Sarah Devine-Holmes is the main character and she is a freelance writer. After having a child she gave up her fast-paced career to stay at home. An editor at a magazine she works with, a magazine oriented towards women, sort of a feminist magazine, comes to her and says she‘d like to have her go undercover on the show. She’s covered in spittle and she’s a mom and she says you know I don’t think I can do this. But then she agrees to go and try out and she really starts to relish the idea of being on the show, being on her own, sort of having this persona she had hid behind and really reinventing herself. As you get older, like myself, you love the idea of gosh can I continue to reinvent myself moving forward and I had this opportunity to do that with Sarah in this book.

When creating a persona that persona takes over. 

It does, in Sarah’s situation, she gets to go on this reality show and go back to being the person she was before she got married, before she had a career, and be around women who are in a different phase of their lives. She’s a little older than most of the women on the show and she gets to take on almost a mentoring role for them, in addition to working in parallel with them for the ultimate goal of winning the man.

It starts with a cynicism and snarkiness and falls prey to the fairy tale. Fairy tales are important. 

I think fairy tales are important. In this case I want to call Sarah the Ugly Duckling who sort of comes into her own, but yes, she stops dressing nicely for her husband, stops taking care of herself, stopped interacting with the world at large to become the person she thought she wanted to be. She realizes she wants to be whoever she wants to be and she reinvents herself. A lot in life is about reinventing yourself.

People go on these shows, and this is my personal opinion, they go on this show and it’s only by watching them, looking back, that you see the transformation people undergo, and also how they are pigeon-holed as certain types. That person is the bitch girl or that person is the egotist and people start to undertake these roles, these very one-dimensional roles, and I think what Sarah learns that when people are on-camera what you see isn’t the truth, or at least it isn’t the whole truth. I think that in the course of this show Sarah’s not one-dimensional either, she has a lot of dimensions that perhaps have gotten submerged as she attempted to takeon this role as wife and mother.

You’ve got a third book coming out as well…

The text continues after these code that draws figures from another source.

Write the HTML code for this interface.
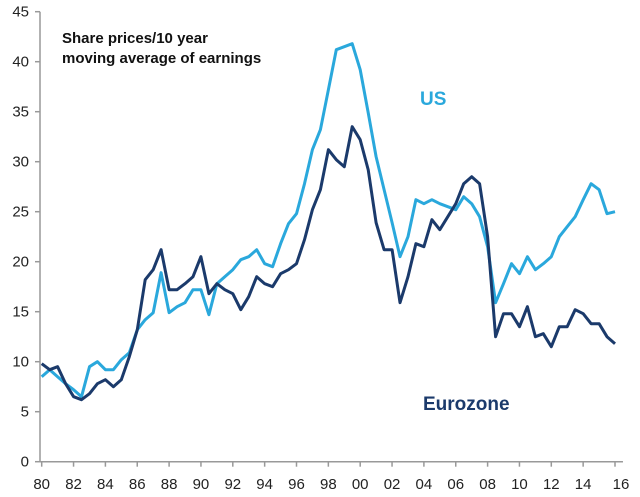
<!DOCTYPE html>
<html><head><meta charset="utf-8"><style>
body{margin:0;background:#fff;}
svg{display:block;font-family:"Liberation Sans",Arial,sans-serif;}
</style></head><body>
<svg id="chart" width="640" height="497" viewBox="0 0 640 497">
<g id="axes"></g>
<g id="series"></g>
<text x="62" y="43" font-size="15" font-weight="bold" fill="#111">Share prices/10 year</text>
<text x="62" y="63" font-size="15" font-weight="bold" fill="#111">moving average of earnings</text>
<text x="420" y="105" font-size="19" font-weight="bold" fill="#2aa8dc">US</text>
<text x="423" y="410" font-size="19" font-weight="bold" fill="#1b3a6b">Eurozone</text>
</svg>
<script>
const years = [];
for (let i = 0; i <= 72; i++) years.push(1980 + i * 0.5);
const usValues = [8.5,9.2,8.5,7.8,7.2,6.5,9.5,10,9.2,9.2,10.2,10.9,13.2,14.2,14.9,18.9,14.9,15.5,15.9,17.2,17.2,14.7,17.8,18.5,19.2,20.2,20.5,21.2,19.8,19.5,21.8,23.8,24.8,27.8,31.2,33.2,37.2,41.2,41.5,41.8,39.2,34.9,30.5,27.2,23.9,20.5,22.5,26.2,25.8,26.2,25.8,25.5,25.2,26.5,25.8,24.5,21.5,15.9,17.8,19.8,18.8,20.5,19.2,19.8,20.5,22.5,23.5,24.5,26.2,27.8,27.2,24.8,25.0];
const euroValues = [9.8,9.2,9.5,7.8,6.5,6.2,6.8,7.8,8.2,7.5,8.2,10.5,13.2,18.2,19.2,21.2,17.2,17.2,17.8,18.5,20.5,16.8,17.8,17.2,16.8,15.2,16.5,18.5,17.8,17.5,18.8,19.2,19.8,22.2,25.2,27.2,31.2,30.2,29.5,33.5,32.2,29.2,23.9,21.2,21.2,15.9,18.5,21.8,21.5,24.2,23.2,24.5,25.8,27.8,28.5,27.8,22.5,12.5,14.8,14.8,13.5,15.5,12.5,12.8,11.5,13.5,13.5,15.2,14.8,13.8,13.8,12.5,11.8];
const yTicks = [0,5,10,15,20,25,30,35,40,45];
const xTickYears = [1980,1982,1984,1986,1988,1990,1992,1994,1996,1998,2000,2002,2004,2006,2008,2010,2012,2014,2016];
const xTickLabels = ["80","82","84","86","88","90","92","94","96","98","00","02","04","06","08","10","12","14","16"];

const NS = "http://www.w3.org/2000/svg";
function xScale(yr){ return 41.7 + (yr - 1980) * 15.925; }
function yScale(v){ return 461.7 - v * 10; }
function mk(tag, attrs, parent){ const e=document.createElementNS(NS,tag); for(const k in attrs) e.setAttribute(k,attrs[k]); parent.appendChild(e); return e; }

const axes = document.getElementById('axes');
const yAxis = mk('line',{x1:40,y1:yScale(45),x2:40,y2:yScale(0),stroke:'#999','stroke-width':1.5},axes);


const xAxis = mk('line',{x1:40,y1:yScale(0),x2:xScale(2016.5),y2:yScale(0),stroke:'#999','stroke-width':1.5},axes);


yTicks.forEach(v=>{
  const t = mk('line',{x1:35,y1:yScale(v),x2:40,y2:yScale(v),stroke:'#999','stroke-width':1.5},axes);
  
  
  const l = mk('text',{x:29,y:yScale(v)+5,'font-size':15,'text-anchor':'end',fill:'#222'},axes);
  l.textContent = v;
  
  
});
xTickYears.forEach((yr,i)=>{
  const x = xScale(yr);
  const t = mk('line',{x1:x,y1:yScale(0),x2:x,y2:yScale(0)+5,stroke:'#999','stroke-width':1.5},axes);
  
  
  const l = mk('text',{x:x+ (i===xTickYears.length-1?6:0),y:489,'font-size':15,'text-anchor':'middle',fill:'#222'},axes);
  l.textContent = xTickLabels[i];
  
  
});

const series = document.getElementById('series');
function drawLine(vals,color,name){
  const d = vals.map((v,i)=>(i?'L':'M')+xScale(years[i]).toFixed(1)+','+yScale(v).toFixed(1)).join(' ');
  const p = mk('path',{d:d,fill:'none',stroke:color,'stroke-width':3,'stroke-linejoin':'round'},series);
  
  
}
drawLine(usValues,'#2aa8dc','us-line');
drawLine(euroValues,'#1b3a6b','eurozone-line');
</script>
</body></html>
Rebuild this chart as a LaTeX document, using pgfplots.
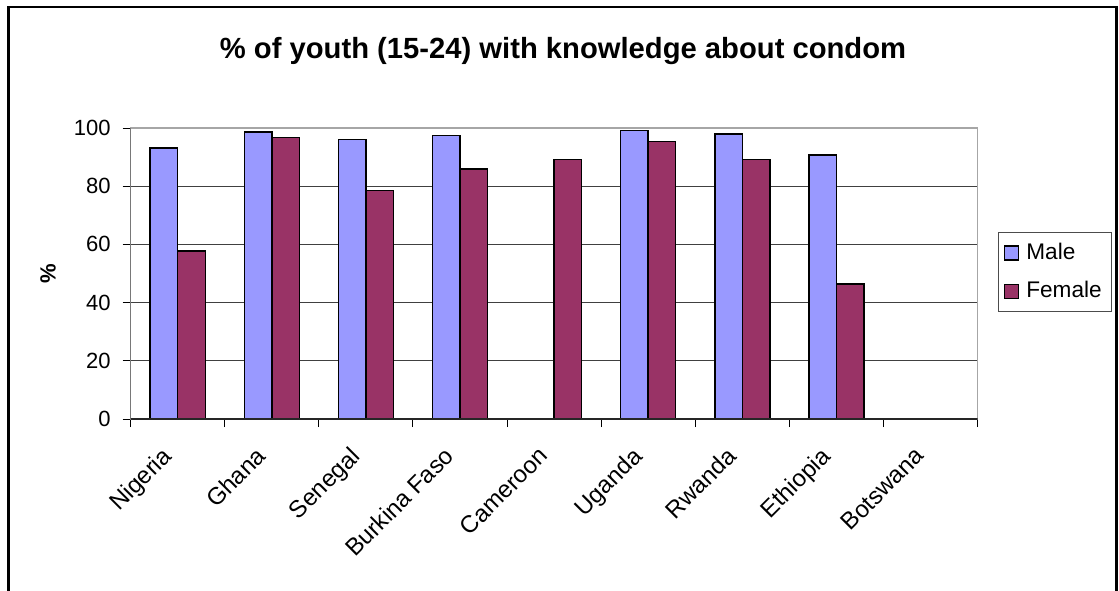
\documentclass[border=0pt]{standalone}
\usepackage{pgfplots}
\pgfplotsset{compat=1.18}
\usepackage{fontspec}
\setmainfont{Liberation Sans}
\definecolor{male}{HTML}{9999FF}
\definecolor{female}{HTML}{993366}
\begin{document}
\begin{tikzpicture}
\path[use as bounding box] (0,0) rectangle (559.5pt,295pt);
\draw[line width=1.3pt] (4.25pt,-5pt) -- (4.25pt,291.5pt) -- (558.35pt,291.5pt) -- (558.35pt,-5pt);
\node[font=\fontsize{14.6}{17}\selectfont\bfseries] at (281.5pt,269.5pt) {\% of youth (15-24) with knowledge about condom};
\begin{axis}[
  at={(65.35pt,85.5pt)}, anchor=south west,
  width=423.45pt, height=145.5pt, scale only axis,
  xmin=-0.5, xmax=8.5, ymin=0, ymax=100,
  ybar=0pt, bar width=13.75pt,
  xtick={0,...,8},
  xticklabels={Nigeria,Ghana,Senegal,Burkina Faso,Cameroon,Uganda,Rwanda,Ethiopia,Botswana},
  minor xtick={-0.5,0.5,...,8.5},
  major x tick style={draw=none},
  xtick pos=bottom, ytick pos=left,
  ytick={0,20,...,100},
  tick align=outside,
  major tick length=4pt, minor tick length=4pt,
  tick style={black, line width=0.5pt},
  ymajorgrids, grid style={black!75, line width=0.5pt},
  axis line style={draw=gray!70, line width=0.6pt},
  /pgf/number format/assume math mode=true,
  ticklabel style={font=\fontsize{11}{13}\selectfont},
  yticklabel style={xshift=-2.5pt},
  xticklabel style={xshift=-8.5pt, yshift=-9pt, rotate=45, anchor=north east, inner sep=0pt, font=\fontsize{12}{14}\selectfont},
  ylabel={\%},
  ylabel style={font=\fontsize{11}{13}\selectfont\bfseries, at={(axis description cs:-0.0977,0.5)}, anchor=center},
  legend style={at={(axis description cs:1.0237,0.6436)}, anchor=north west,
    draw=black!70, line width=0.5pt, font=\fontsize{11.3}{13}\selectfont,
    inner xsep=3pt, inner ysep=3.5pt, row sep=5.5pt,
    /tikz/every odd column/.append style={column sep=1.5pt}},
  legend cell align=left,
  legend image code/.code={\draw[#1, draw=black, line width=0.6pt] (0pt,-3.5pt) rectangle (7pt,3.5pt);},
]
\addplot[fill=male, draw=black, line width=0.75pt] coordinates {(0,93.2)(1,98.6)(2,96.0)(3,97.5)(5,99.2)(6,97.9)(7,90.7)};
\addlegendentry{Male}
\addplot[fill=female, draw=black, line width=0.75pt] coordinates {(0,57.7)(1,96.8)(2,78.6)(3,85.9)(4,89.2)(5,95.3)(6,89.2)(7,46.4)};
\addlegendentry{Female}
\draw[black!85, line width=0.6pt] (rel axis cs:0,1) -- (rel axis cs:0,0) -- (rel axis cs:1,0);
\end{axis}
\end{tikzpicture}
\end{document}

My third book with Rothco Press is Sweet Jane. My name is obviously Jennifer but when I was younger everybody called me Jenny. In middle school Tommy Tutone’s famous song came out and everyone was singing 867-5309 and Jenny I’ve got your number. Everyone dialing the phone, trying to figure out ifJenny fwas a real person. And so I thought what would happen if as an adult someone discovered that a very famous song that they heard when they were younger was actually written about them? In Sweet Jane, Jane, who is a very uptight, buttoned-up, serious trust and estates attorney, discovers that the kid who lived next door to her wrote this amazingly famous song that put him on this tremendous trajectory towards fame. Through a variety of circumstances she discovers it was written about her. The singer is now trying to make a comeback and he finds Jane and she’s thrust into this world that is foreign to her. She’s surprised to find that she likes shedding the Jane persona and becoming the Janie that he sings about in the song.  

Did you like the song or over time did it get annoying?

Everybody loved the song. I think it was more of an infatuation with the idea that ittruly was a song that was written about a person, Jenny who had a name as opposed to other songs where there’s a girl, or girls who are sort of these nebulous creatures. It made it feel like there was somebody out there listening to this song, she knew it was about her, but nobody else knows who she is.